◆ **Problem description**:
Only the lines from the top of the listing below to the line that has "to[bend left=10] (safe.118);" should be echoed, with both ends kept and pictures left out.

◆ **Recorded information**:
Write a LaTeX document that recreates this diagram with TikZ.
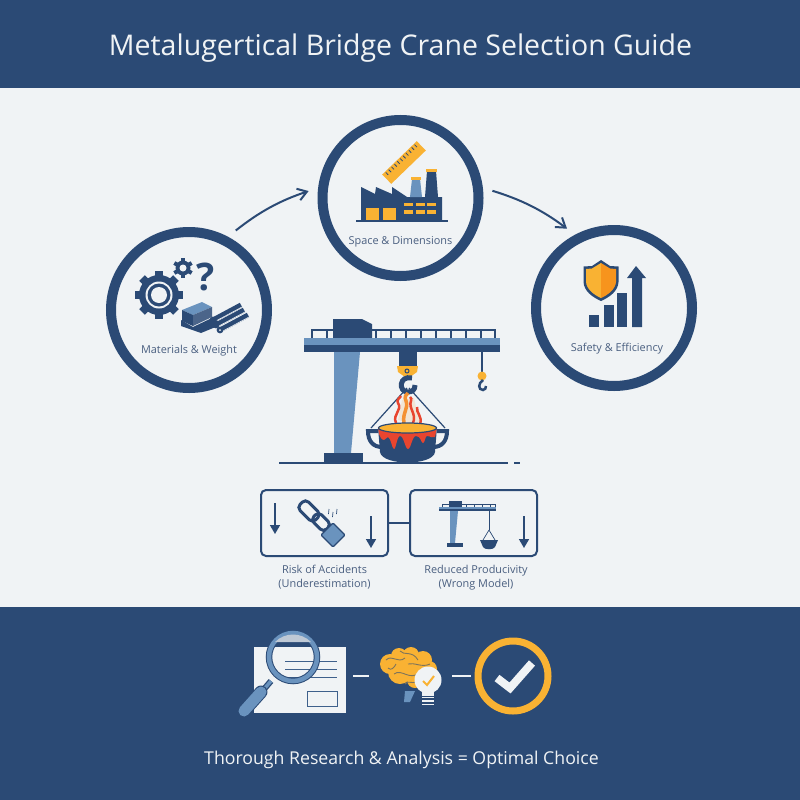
\documentclass[tikz,border=0pt]{standalone}
\usepackage{fontspec}
\setmainfont{Open Sans}
\usetikzlibrary{positioning, arrows.meta}
\definecolor{navy}{HTML}{2B4A75}
\definecolor{steel}{HTML}{6A93BE}
\definecolor{paper}{HTML}{F0F3F5}
\definecolor{amber}{HTML}{F9B233}
\definecolor{deepamber}{HTML}{F7941D}
\definecolor{flame}{HTML}{E8452F}
\definecolor{inktext}{HTML}{4A5F80}
\tikzstyle{stage} = [circle, draw=navy, line width=10pt, minimum size=156pt, inner sep=0pt]
\tikzstyle{caption} = [text=inktext, font=\fontsize{10.9}{14}\selectfont, align=center, inner sep=0pt]
\tikzstyle{outcome} = [rectangle, rounded corners=5pt, draw=navy, line width=2pt, minimum width=127pt, minimum height=66pt, inner sep=0pt]
\tikzstyle{flow} = [navy, line width=2pt, -{Straight Barb[length=9pt,width=12pt]}, shorten <=10pt, shorten >=10pt]
\tikzstyle{drop} = [navy, line width=1.6pt, -{Triangle[length=9pt,width=10pt]}]
\tikzstyle{dashlink} = [paper, line width=2pt]
\begin{document}
\begin{tikzpicture}[x=1pt, y=-1pt, node distance=41pt]
	\useasboundingbox (0,0) rectangle (800,800);
	\fill [paper] (0,0) rectangle (800,800);
	\fill [navy] (0,0) rectangle (800,88);
	\fill [navy] (0,607) rectangle (800,800);
	\node (title) [text=paper, font=\fontsize{28.5}{32}\selectfont] at (400.5,48) {Metalugertical Bridge Crane Selection Guide};
	\node (motto) [text=paper, font=\fontsize{17.7}{20}\selectfont] at (401.5,760) {Thorough Research \& Analysis = Optimal Choice};

	% three questions
	\node (mat) [stage] at (189,310) {};
	\node (space) [stage] at (400.5,198) {};
	\node (safe) [stage] at (614,308) {};
	\node (matcap) [caption, below of=mat] {Materials \& Weight};
	\node (spacecap) [caption, below of=space, yshift=-2.5pt] {Space \& Dimensions};
	\node (safecap) [caption, below of=safe, xshift=3pt] {Safety \& Efficiency};
	\draw [flow] (mat.62) to[bend left=10] (space.173);
	\draw [flow] (space.7) to[bend left=10] (safe.118);

	% gears, question mark, stock
	\foreach \a in {0,45,...,315} \fill [navy, rotate around={\a:(159,295)}] (155,271) rectangle (163,280);
	\fill [navy] (159,295) circle (20);
	\fill [paper] (159,295) circle (13.5);
	\fill [navy] (159,295) circle (11.5);
	\fill [paper] (159,295) circle (8);
	\foreach \a in {0,60,...,300} \fill [navy, rotate around={\a:(183,268)}] (181,258) rectangle (185,262);
	\fill [navy] (183,268) circle (7.5);
	\fill [paper] (183,268) circle (3.5);
	\node (quest) [text=navy, font=\fontsize{38}{40}\selectfont\bfseries, inner sep=0pt] at (206,277) {?};
	\foreach \dx/\dy in {-3/-5,0/0,4/5} {
		\draw [navy, line width=5pt] (216+\dx,325+\dy) -- (244+\dx,310+\dy);
		\draw [paper, line width=.6pt] (218+\dx,326.5+\dy) -- (245+\dx,312+\dy);
		\fill [navy] (216+\dx,325+\dy) circle (3.4);
		\fill [paper] (216+\dx,325+\dy) circle (1);
	}
	\fill [steel] (182,310) -- (202,302) -- (212,307) -- (193,315) -- cycle;
	\fill [navy] (182,310) -- (193,315) -- (193,326) -- (182,321) -- cycle;
	\fill [navy!85] (193,315) -- (212,307) -- (212,317) -- (193,326) -- cycle;
	\fill [navy] (181,320) -- (193,327) -- (212,318) -- (218,321) -- (218,326) -- (201,333) -- (181,326) -- cycle;

	% factory and ruler
	\begin{scope}[shift={(404,162.5)}, rotate=44]
		\fill [amber] (-24,-6.5) rectangle (24,6.5);
		\foreach \t in {-20,-16,...,20} \draw [navy, line width=.8pt] (\t,-5.5) -- (\t,-2);
	\end{scope}
	\fill [navy] (361,221) -- (361,187) -- (375,194) -- (376,187) -- (392,194) -- (392,187) -- (407,197) -- (442,197) -- (442,221) -- cycle;
	\fill [steel] (412,179) -- (420,179) -- (422,197) -- (410,197) -- cycle;
	\fill [amber] (411,177) rectangle (421,180);
	\fill [navy] (427,171) -- (436,171) -- (438,197) -- (425,197) -- cycle;
	\fill [amber] (426,169) rectangle (437,171.5);
	\draw [navy, line width=1.5pt] (356,221) -- (448,221);
	\fill [amber] (366,208) rectangle (379,220);
	\fill [amber] (383,208) rectangle (396,220);
	\foreach \wx in {404,416,427} {
		\fill [amber] (\wx,203) rectangle (\wx+9,206);
		\fill [amber] (\wx,210) rectangle (\wx+9,214);
	}

	% shield and bars
	\fill [navy] (601,260) -- (610,266) -- (618.5,266.5) -- (618.5,282) .. controls (618,291) and (610,297) .. (601,301) .. controls (592,297) and (584,291) .. (583.5,282) -- (583.5,266.5) -- (592,266) -- cycle;
	\fill [amber] (601,263) -- (592,268.5) -- (586,269) -- (586,282) .. controls (586.5,289) and (594,295) .. (601,298) -- cycle;
	\fill [deepamber] (601,263) -- (610,268.5) -- (616,269) -- (616,282) .. controls (615.5,289) and (608,295) .. (601,298) -- cycle;
	\fill [navy] (589,315) rectangle (599,327);
	\fill [navy] (604,305) rectangle (614,327);
	\fill [navy] (617,293) rectangle (627,327);
	\fill [navy] (632,278) -- (627,278) -- (636,266) -- (646,278) -- (642,278) -- (642,327) -- (632,327) -- cycle;

	% main crane
	\fill [navy] (333,319) -- (362,319) -- (372,324) -- (372,338) -- (333,338) -- cycle;
	\draw [navy, line width=1.3pt] (312,338) -- (312,330) -- (333,330);
	\draw [navy, line width=1.3pt] (372,330) -- (495,330) -- (495,338);
	\draw [navy, line width=1.3pt] (327,330) -- (327,338);
	\foreach \px in {376,391,...,481} \draw [navy, line width=1.3pt] (\px,330) -- (\px,338);
	\fill [steel] (334,352) -- (360,352) -- (351,453) -- (334,453) -- cycle;
	\fill [steel] (304,338) rectangle (500,345);
	\fill [navy] (304,345) rectangle (500,352);
	\fill [navy] (324,453) rectangle (363,463);
	\draw [navy, line width=1.5pt] (279,463) -- (508,463);
	\draw [navy, line width=1.5pt] (514,463) -- (520,463);
	\fill [navy] (399,352) rectangle (417,366);
	\fill [amber] (397,366) -- (418,366) -- (417,372) -- (410,377) -- (405,377) -- (398,372) -- cycle;
	\draw [navy, line width=1pt] (407,371) circle (2);
	\draw [navy, line width=1.2pt] (407,388) -- (371,428);
	\draw [navy, line width=1.2pt] (409,388) -- (445,428);
	\draw [navy, line width=5pt] (412,378) .. controls (399,375) and (398,392) .. (408,392) .. controls (412,392) and (415,390) .. (415,385);
	\draw [navy, line width=1.5pt] (482,352) -- (482,372);
	\fill [amber] (482,376) circle (4.5);
	\draw [navy, line width=2.5pt] (483,380) .. controls (478,383) and (478,390) .. (483,390) .. controls (485,390) and (486,388) .. (486,386);

	% ladle and flames
	\fill [paper!85!deepamber] (398,420) -- (402,400) -- (414,398) -- (420,425) -- cycle;
	\draw [flame, line width=2.5pt] (396,423) .. controls (392,414) and (403,410) .. (398,403) .. controls (396,400) and (400,398) .. (401,396);
	\draw [amber!70!flame, line width=3.5pt] (404,423) .. controls (402,413) and (409,408) .. (406,401) .. controls (404,397) and (406,394) .. (408,393);
	\draw [flame, line width=2.5pt] (413,423) .. controls (417,414) and (408,408) .. (411,401) .. controls (412,399) and (411,398) .. (410,397);
	\draw [flame, line width=2.5pt] (420,424) .. controls (423,417) and (416,413) .. (417,407);
	\draw [navy, line width=4pt] (378,431) -- (368,431) .. controls (368,441) and (373,447) .. (382,447);
	\draw [navy, line width=4pt] (437,431) -- (447,431) .. controls (447,441) and (442,447) .. (433,447);
	\fill [navy] (378,427) -- (437,427) -- (435,452) .. controls (433,466) and (382,466) .. (380,452) -- cycle;
	\fill [flame] (378,427) -- (437,427) -- (435,437) .. controls (432,439) and (431,436) .. (427,436) .. controls (425,436) and (425,443) .. (423,443) .. controls (421,443) and (421,436) .. (416,436) .. controls (412,436) and (411,449) .. (408,449) .. controls (405,449) and (404,436) .. (400,436) .. controls (397,436) and (396,449) .. (394,449) .. controls (392,449) and (391,438) .. (388,437) .. controls (386,437) and (386,440) .. (384,440) .. controls (381,440) and (380,436) .. (379,434) -- cycle;
	\fill [amber] (407.5,428) ellipse (29 and 5);
	\draw [navy, line width=1.2pt] (407.5,428) ellipse (29 and 5);

	% outcomes
	\node (risk) [outcome] at (324.5,523) {};
	\node (prod) [outcome] at (473.5,523) {};
	\draw [navy, line width=2pt] (risk) -- (prod);
	\node (riskcap) [caption, below=8pt of risk] {Risk of Accidents\\(Underestimation)};
	\node (prodcap) [caption, below=8pt of prod, xshift=2.5pt] {Reduced Producivity\\(Wrong Model)};
	\draw [drop] (275,503) -- (275,534);
	\draw [drop] (371,516) -- (371,548);
	\draw [drop] (524,516) -- (524,548);
	\begin{scope}[shift={(309,511)}, rotate=-45]
		\draw [navy, line width=3pt, rounded corners=4.5pt] (-11,-6) rectangle (11,6);
	\end{scope}
	\begin{scope}[shift={(321,522)}, rotate=-45]
		\draw [navy, line width=3pt, rounded corners=4.5pt] (-9,-5.5) rectangle (9,5.5);
	\end{scope}
	\fill [steel, draw=navy, line width=1.2pt, rounded corners=1pt] (333,523) -- (345,535) -- (333,547) -- (321,535) -- cycle;
	\foreach \sx/\sy in {329/509,333/512,337/509} \draw [navy, line width=.7pt] (\sx,\sy) -- (\sx-.5,\sy+5);

	% small crane
	\fill [navy] (449,501) rectangle (462,507);
	\draw [navy, line width=.7pt] (442,507) -- (442,504) -- (495,504) -- (495,507);
	\foreach \px in {466,474,...,490} \draw [navy, line width=.7pt] (\px,504) -- (\px,507);
	\fill [steel] (439,507) rectangle (496,509);
	\fill [navy] (439,509) rectangle (496,511);
	\fill [steel] (450,511) -- (458,511) -- (455,543) -- (450,543) -- cycle;
	\fill [navy] (447,543) rectangle (463,547);
	\draw [navy, line width=.8pt] (489,511) -- (489,530);
	\draw [navy, line width=.7pt] (489,530) -- (483,540) (489,530) -- (495,540);
	\fill [navy] (480,540) -- (498,540) -- (495,547) .. controls (494,550) and (484,550) .. (483,547) -- cycle;

	% research, reasoning, verdict
	\node (sheet) [rectangle, fill=paper, minimum width=92pt, minimum height=66pt, inner sep=0pt, outer sep=0pt] at (300,680) {};
	\foreach \ly in {661,669,677} \draw [navy!70!steel, line width=1pt] (285,\ly) -- (337,\ly);
	\draw [navy!70!steel, line width=1pt] (307,691) rectangle (337,706);
	\draw [navy, line width=6pt] (271,681) -- (265,688);
	\draw [steel, line width=3.5pt] (271,681) -- (265,688);
	\draw [navy, line width=13pt, line cap=round] (261,692) -- (244,711);
	\draw [steel, line width=11pt, line cap=round] (261,692) -- (244,711);
	\draw [navy, line width=6.5pt] (293,657) circle (24);
	\draw [steel, line width=4.5pt] (293,657) circle (24);
	\fill [navy!25!paper] (275,642) .. controls (285,632) and (301,632) .. (311,642) -- cycle;
	\foreach \bx/\by/\br in {390/664/10,399/656/8,411/655/8,423/660/9,429/669/8,413/668/12,400/672/12,415/680/8} \fill [amber] (\bx,\by) circle (\br);
	\draw [navy!60!amber, line width=.9pt] (386,660) .. controls (392,654) and (398,664) .. (405,658) (400,651) .. controls (404,656) and (412,650) .. (418,660) (394,674) .. controls (402,668) and (410,682) .. (420,672) (408,664) .. controls (414,662) and (422,668) .. (430,664) (388,668) .. controls (391,671) and (394,668) .. (396,664) (405,684) .. controls (408,680) and (412,684) .. (416,682);
	\fill [steel] (405,691) -- (415,691) -- (410,702) -- (404,702) -- cycle;
	\node (brain) [minimum width=58pt, inner sep=0pt, outer sep=0pt] at (409,676) {};
	\fill [paper] (428,680) circle (13.5);
	\fill [paper] (422,689) rectangle (434,696);
	\foreach \by in {697.5,701,704.5} \draw [paper, line width=1.8pt] (422,\by) -- (434,\by);
	\draw [amber, line width=2pt] (423,681) -- (427,685) -- (434,676);
	\node (verdict) [circle, draw=amber, line width=7pt, minimum size=70pt, inner sep=0pt, outer sep=0pt] at (513,676) {};
	\draw [paper, line width=8pt] (497,678) -- (510,688) -- (532,663);
	\draw [dashlink, shorten <=7pt, shorten >=11pt] (sheet.east |- brain.west) -- (brain.west);
	\draw [dashlink, shorten <=14pt, shorten >=7pt] (brain.east) -- (verdict.west);
\end{tikzpicture}
\end{document}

◆ **Response**:
Write a LaTeX document that recreates this diagram with TikZ.
\documentclass[tikz,border=0pt]{standalone}
\usepackage{fontspec}
\setmainfont{Open Sans}
\usetikzlibrary{positioning, arrows.meta}
\definecolor{navy}{HTML}{2B4A75}
\definecolor{steel}{HTML}{6A93BE}
\definecolor{paper}{HTML}{F0F3F5}
\definecolor{amber}{HTML}{F9B233}
\definecolor{deepamber}{HTML}{F7941D}
\definecolor{flame}{HTML}{E8452F}
\definecolor{inktext}{HTML}{4A5F80}
\tikzstyle{stage} = [circle, draw=navy, line width=10pt, minimum size=156pt, inner sep=0pt]
\tikzstyle{caption} = [text=inktext, font=\fontsize{10.9}{14}\selectfont, align=center, inner sep=0pt]
\tikzstyle{outcome} = [rectangle, rounded corners=5pt, draw=navy, line width=2pt, minimum width=127pt, minimum height=66pt, inner sep=0pt]
\tikzstyle{flow} = [navy, line width=2pt, -{Straight Barb[length=9pt,width=12pt]}, shorten <=10pt, shorten >=10pt]
\tikzstyle{drop} = [navy, line width=1.6pt, -{Triangle[length=9pt,width=10pt]}]
\tikzstyle{dashlink} = [paper, line width=2pt]
\begin{document}
\begin{tikzpicture}[x=1pt, y=-1pt, node distance=41pt]
	\useasboundingbox (0,0) rectangle (800,800);
	\fill [paper] (0,0) rectangle (800,800);
	\fill [navy] (0,0) rectangle (800,88);
	\fill [navy] (0,607) rectangle (800,800);
	\node (title) [text=paper, font=\fontsize{28.5}{32}\selectfont] at (400.5,48) {Metalugertical Bridge Crane Selection Guide};
	\node (motto) [text=paper, font=\fontsize{17.7}{20}\selectfont] at (401.5,760) {Thorough Research \& Analysis = Optimal Choice};

	% three questions
	\node (mat) [stage] at (189,310) {};
	\node (space) [stage] at (400.5,198) {};
	\node (safe) [stage] at (614,308) {};
	\node (matcap) [caption, below of=mat] {Materials \& Weight};
	\node (spacecap) [caption, below of=space, yshift=-2.5pt] {Space \& Dimensions};
	\node (safecap) [caption, below of=safe, xshift=3pt] {Safety \& Efficiency};
	\draw [flow] (mat.62) to[bend left=10] (space.173);
	\draw [flow] (space.7) to[bend left=10] (safe.118);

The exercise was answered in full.